Mary Harron – Oh yes, my favorite episodes are actually right at the end. (Laughs) What it builds toward, for me, is my favorite. Yes, it was very important to me and very much about what happens to Emma’s body. Also, her being kind of alone, feeling she can trust some people, and sometimes feeling betrayed. It’s both her out in the world and what’s happening inside of her – is this pregnancy good or is it bad? There are a lot of questions over what happens to her that I found very gripping.

Cryptic Rock – Those are very gripping. As a young woman, she turns to her father, but he is not out for her best interest. The guy she is with seems to care, but she is a strong woman who wants to make her own decisions. A message you get is this is her body and her decision.

Mary Harron – Yes, it definitely deals with questions of women’s rights over their body and who has the right to tell them what to do with it. It is a Horror movie that plays with real issues with girls’ rights, pressures, doctors, etc. I think it’s rooted in something real.

Quibi

Cryptic Rock – It is. It is broken into roughly 8-minute segments, playing eventually into a full-length film. Is it a challenge to make the cuts for the segments?

Mary Harron – The funny thing was it was scripted in one way that there were cliffhangers at the end of every episode. Sometimes you end up editing it down, and then the cliffhanger changes, so you have to find it within what you shot to create tension. There was a little bit of construction in the editing room to make sure you ended on some sort of tense moment.  One of the things I liked about the script is within it there are a lot of surprises; it is very good about keeping you guessing. There was usually enough kind of complexity in the story that you could end on a tense moment.

Cryptic Rock – Yes, and people can check all the episodes now. A lot of your work has been influenced by the feminist movement. As someone who has been a part of that, do you think we have made progress as a society?

Mary Harron – Yes, certainly in my film world. When I was growing up I could not even have named you a woman film director – maybe Leni Riefenstahl (Laughs). I didn’t know of any women directors, really. I didn’t know of any female heads of state – some day in America there will be one (Laughs). I do see progress, but I feel progress has to be protected. There is a tax on the progress we’ve made, just as there is a tax on racial justice. I feel that if we stay strong we can keep things moving forward.

Cryptic Rock – Hopefully. The progress does seem evident. Even in music, you are seeing more and more Rock-n-Roll acts fronted by women. What is very interesting is that, while the Punk scene appeared more equal, now you are seeing that spread over more into the mainstream.

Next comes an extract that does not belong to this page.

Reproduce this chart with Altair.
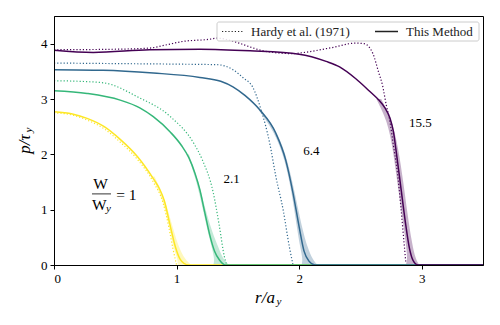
import altair as alt
import pandas as pd

FONT = "Liberation Serif"

x_ticks = [0, 1, 2, 3]
y_ticks = [0, 1, 2, 3, 4]

colors = {"1": "#fde725", "2.1": "#35b779", "6.4": "#31688e", "15.5": "#440154"}

# ---- This Method (solid) ----
m1_x = [0, 0.15, 0.27, 0.41, 0.54, 0.68, 0.81, 0.86, 0.90, 0.95, 0.99, 1.03, 1.06, 1.10, 3.5]
m1_y = [2.77, 2.73, 2.65, 2.50, 2.27, 1.96, 1.56, 1.38, 1.16, 0.69, 0.33, 0.10, 0.03, 0.0, 0.0]
m2_x = [0, 0.27, 0.54, 0.70, 0.81, 0.95, 1.04, 1.10, 1.15, 1.19, 1.23, 1.27, 1.31, 1.35, 1.40, 3.5]
m2_y = [3.15, 3.10, 2.98, 2.84, 2.68, 2.40, 2.16, 1.94, 1.66, 1.36, 0.95, 0.55, 0.25, 0.09, 0.0, 0.0]
m3_x = [0, 0.4, 0.81, 1.19, 1.36, 1.46, 1.56, 1.68, 1.81, 1.89, 1.95, 2.00, 2.04, 2.08, 2.13, 3.5]
m3_y = [3.53, 3.52, 3.47, 3.39, 3.32, 3.22, 3.06, 2.80, 2.38, 1.90, 1.30, 0.69, 0.25, 0.07, 0.0, 0.0]
m4_x = [0, 0.32, 0.78, 1.19, 1.60, 2.0, 2.22, 2.33, 2.46, 2.57, 2.65, 2.70, 2.74, 2.77, 2.79,
        2.83, 2.87, 2.90, 2.93, 2.97, 3.5]
m4_y = [3.88, 3.84, 3.89, 3.90, 3.87, 3.81, 3.68, 3.58, 3.37, 3.15, 2.98, 2.84, 2.66, 2.40, 2.08,
        1.40, 0.72, 0.30, 0.08, 0.0, 0.0]

# ---- Hardy et al. (1971) (dotted) ----
h1_x = [0, 0.15, 0.27, 0.41, 0.54, 0.68, 0.81, 0.89, 0.94, 0.97, 1.0]
h1_y = [2.75, 2.71, 2.62, 2.46, 2.22, 1.91, 1.50, 1.12, 0.65, 0.30, 0.0]
h2_x = [0, 0.2, 0.41, 0.68, 0.95, 1.14, 1.21, 1.30, 1.35, 1.39, 1.41]
h2_y = [3.33, 3.32, 3.29, 3.04, 2.68, 2.20, 1.90, 1.30, 0.69, 0.15, 0.0]
h3_x = [0, 0.5, 1.0, 1.33, 1.46, 1.55, 1.62, 1.69, 1.76, 1.81, 1.87, 1.92, 1.95]
h3_y = [3.65, 3.64, 3.63, 3.62, 3.53, 3.37, 3.22, 2.80, 2.20, 1.60, 0.99, 0.33, 0.0]
h4_x = [0, 0.51, 0.78, 0.92, 1.05, 1.27, 1.33, 1.51, 1.60, 1.73, 1.95, 2.00, 2.27, 2.46, 2.53,
        2.60, 2.65, 2.68, 2.71, 2.74, 2.77, 2.80, 2.83, 2.85, 2.87]
h4_y = [3.89, 3.90, 3.92, 3.98, 4.04, 4.08, 4.10, 4.01, 3.94, 3.86, 3.82, 3.83, 3.93, 4.01, 4.00,
        3.83, 3.47, 3.25, 2.90, 2.60, 2.15, 1.70, 1.05, 0.55, 0.05]

# ---- uncertainty bands (by pressure level) ----
b1_y = [0, 0.1, 0.3, 0.7, 1.2, 1.6]
b1_lo = [1.01, 1.01, 0.975, 0.94, 0.885, 0.80]
b1_hi = [1.12, 1.07, 1.02, 0.965, 0.905, 0.82]
b2_y = [0, 0.1, 0.3, 0.6, 1.0, 1.5, 2.0]
b2_lo = [1.30, 1.31, 1.29, 1.255, 1.215, 1.165, 1.09]
b2_hi = [1.43, 1.38, 1.345, 1.29, 1.235, 1.18, 1.10]
b3_y = [0, 0.1, 0.3, 0.7, 1.3, 1.9, 2.4, 2.8]
b3_lo = [2.02, 2.03, 2.01, 1.98, 1.94, 1.885, 1.80, 1.67]
b3_hi = [2.15, 2.11, 2.07, 2.02, 1.965, 1.905, 1.825, 1.69]
b4_y = [0, 0.1, 0.4, 0.9, 1.5, 2.1, 2.6, 3.0]
b4_lo = [2.87, 2.885, 2.87, 2.84, 2.80, 2.765, 2.72, 2.63]
b4_hi = [2.98, 2.95, 2.92, 2.885, 2.85, 2.81, 2.76, 2.67]

labels = ["2.1", "6.4", "15.5"]
label_x = [1.45, 2.10, 2.99]
label_y = [1.56, 2.06, 2.57]

xs = alt.Scale(domain=[0, 3.5], nice=False)
ys = alt.Scale(domain=[0, 4.5], nice=False)
X = alt.X("x:Q", scale=xs, axis=alt.Axis(values=x_ticks, title=None, zindex=1))
Y = alt.Y("y:Q", scale=ys, axis=alt.Axis(values=y_ticks, title=None, zindex=1))

layers = []

bands = [("1", b1_y, b1_lo, b1_hi), ("2.1", b2_y, b2_lo, b2_hi),
         ("6.4", b3_y, b3_lo, b3_hi), ("15.5", b4_y, b4_lo, b4_hi)]
for key, by, lo, hi in bands:
    df = pd.DataFrame({"y": by, "x": lo, "x2": hi})
    layers.append(alt.Chart(df).mark_area(orient="horizontal", interpolate="basis",
                                          color=colors[key], opacity=0.3).encode(
        y=Y, x=X, x2="x2:Q"))

hardy = [("1", h1_x, h1_y), ("2.1", h2_x, h2_y), ("6.4", h3_x, h3_y), ("15.5", h4_x, h4_y)]
for key, hx, hy in hardy:
    df = pd.DataFrame({"x": hx, "y": hy, "i": range(len(hx))})
    layers.append(alt.Chart(df).mark_line(color=colors[key], strokeWidth=1.2,
                                          strokeDash=[1.2, 2], interpolate="monotone").encode(
        x=X, y=Y, order="i:Q"))

method = [("1", m1_x, m1_y), ("2.1", m2_x, m2_y), ("6.4", m3_x, m3_y), ("15.5", m4_x, m4_y)]
for key, mx, my in method:
    df = pd.DataFrame({"x": mx, "y": my, "i": range(len(mx))})
    layers.append(alt.Chart(df).mark_line(color=colors[key], strokeWidth=1.5,
                                          interpolate="monotone").encode(
        x=X, y=Y, order="i:Q"))

lab_df = pd.DataFrame({"x": label_x, "y": label_y, "t": labels})
layers.append(alt.Chart(lab_df).mark_text(font=FONT, fontSize=13, color="black").encode(
    x=X, y=Y, text="t:N"))

# fraction W / W_y = 1
frac_text = ["W", "W", "= 1"]
frac_x = [0.38, 0.37, 0.59]
frac_y = [1.46, 1.09, 1.27]
frac_df = pd.DataFrame({"x": frac_x, "y": frac_y, "t": frac_text})
layers.append(alt.Chart(frac_df).mark_text(font=FONT, fontSize=15.5, color="black",
                                           baseline="middle").encode(x=X, y=Y, text="t:N"))
sub_df = pd.DataFrame({"x": [0.445], "y": [1.02], "t": ["y"]})
layers.append(alt.Chart(sub_df).mark_text(font=FONT, fontSize=11, fontStyle="italic",
                                          color="black").encode(x=X, y=Y, text="t:N"))
bar_df = pd.DataFrame({"x": [0.31], "x2": [0.465], "y": [1.285]})
layers.append(alt.Chart(bar_df).mark_rule(color="black", strokeWidth=0.8).encode(
    x=X, x2="x2:Q", y=Y))

one = pd.DataFrame({"a": [0]})
# axis titles
layers.append(alt.Chart(one).mark_text(font=FONT, fontSize=17, fontStyle="italic", angle=270,
                                       color="black").encode(
    x=alt.value(-29), y=alt.value(128), text=alt.value("p/τ")))
layers.append(alt.Chart(one).mark_text(font=FONT, fontSize=11, fontStyle="italic", angle=270,
                                       color="black").encode(
    x=alt.value(-25), y=alt.value(114), text=alt.value("y")))
layers.append(alt.Chart(one).mark_text(font=FONT, fontSize=17, fontStyle="italic",
                                       color="black").encode(
    x=alt.value(211), y=alt.value(282), text=alt.value("r/a")))
layers.append(alt.Chart(one).mark_text(font=FONT, fontSize=11, fontStyle="italic",
                                       color="black").encode(
    x=alt.value(225), y=alt.value(286), text=alt.value("y")))

# legend
layers.append(alt.Chart(one).mark_rect(fill="white", fillOpacity=0.85, stroke="#cccccc",
                                       strokeWidth=1, cornerRadius=2).encode(
    x=alt.value(163), x2=alt.value(425), y=alt.value(6), y2=alt.value(25)))
layers.append(alt.Chart(one).mark_rule(color="#222222", strokeWidth=1.2, strokeDash=[1.2, 2]).encode(
    x=alt.value(168), x2=alt.value(190), y=alt.value(15.5)))
layers.append(alt.Chart(one).mark_rule(color="#222222", strokeWidth=1.5).encode(
    x=alt.value(321), x2=alt.value(344), y=alt.value(15.5)))
layers.append(alt.Chart(one).mark_text(font=FONT, fontSize=13, align="left", baseline="middle",
                                       color="#222222").encode(
    x=alt.value(197), y=alt.value(15.5), text=alt.value("Hardy et al. (1971)")))
layers.append(alt.Chart(one).mark_text(font=FONT, fontSize=13, align="left", baseline="middle",
                                       color="#222222").encode(
    x=alt.value(352), y=alt.value(15.5), text=alt.value("This Method")))

chart = alt.layer(*layers).properties(
    width=429, height=249, autosize="none",
    padding={"left": 46, "top": 8, "right": 9, "bottom": 52},
).configure_view(stroke="black", strokeWidth=1).configure_axis(
    labelFont=FONT, labelFontSize=13, labelColor="black", tickColor="black",
    domainColor="black", tickSize=4, grid=False, labelPadding=3, domainWidth=1,
)

chart.save("out.html", embed_options={"renderer": "svg", "actions": False})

Mary Harron – Yes. One of the first things that really struck me, and seeing a Punk-like image, was looking at the cover of Patti Smith’s Horses (1975). I had never seen a woman look like that, that kind of image of a woman was so inspiring. Then going to see Talking Heads play and seeing Tina Weymouth playing bass, which is amazing! It sort of went from there. I think Punk really started in opening that up in Rock music.

Picturehouse

Netflix

Cryptic Rock – Agreed. Last question. What are some of your personal favorite Horror films?

Mary Harron – I recently saw a film called Relic (2020) which I thought was really great. It was really inspiring to see a young woman director tackle a really female-centered horror story. I love Dario Argento. When we were filming The Expecting I watched a lot of Dario Argento. Deep Red (1975) is one of my favorites and I’ve always watched Suspiria (1977). There is another film, that is not a Horror film, but really violent called Only God Forgives (2013). It’s a visually beautiful movie and it was very inspiring when we were making The Expecting. I like a lot of old British Horror movies. I’m not very big on extremely graphic Horror.  With Dario there is also someone who is going to be impaled by broken glass or something, but there are also very beautiful aspects in Dario Argento’s films.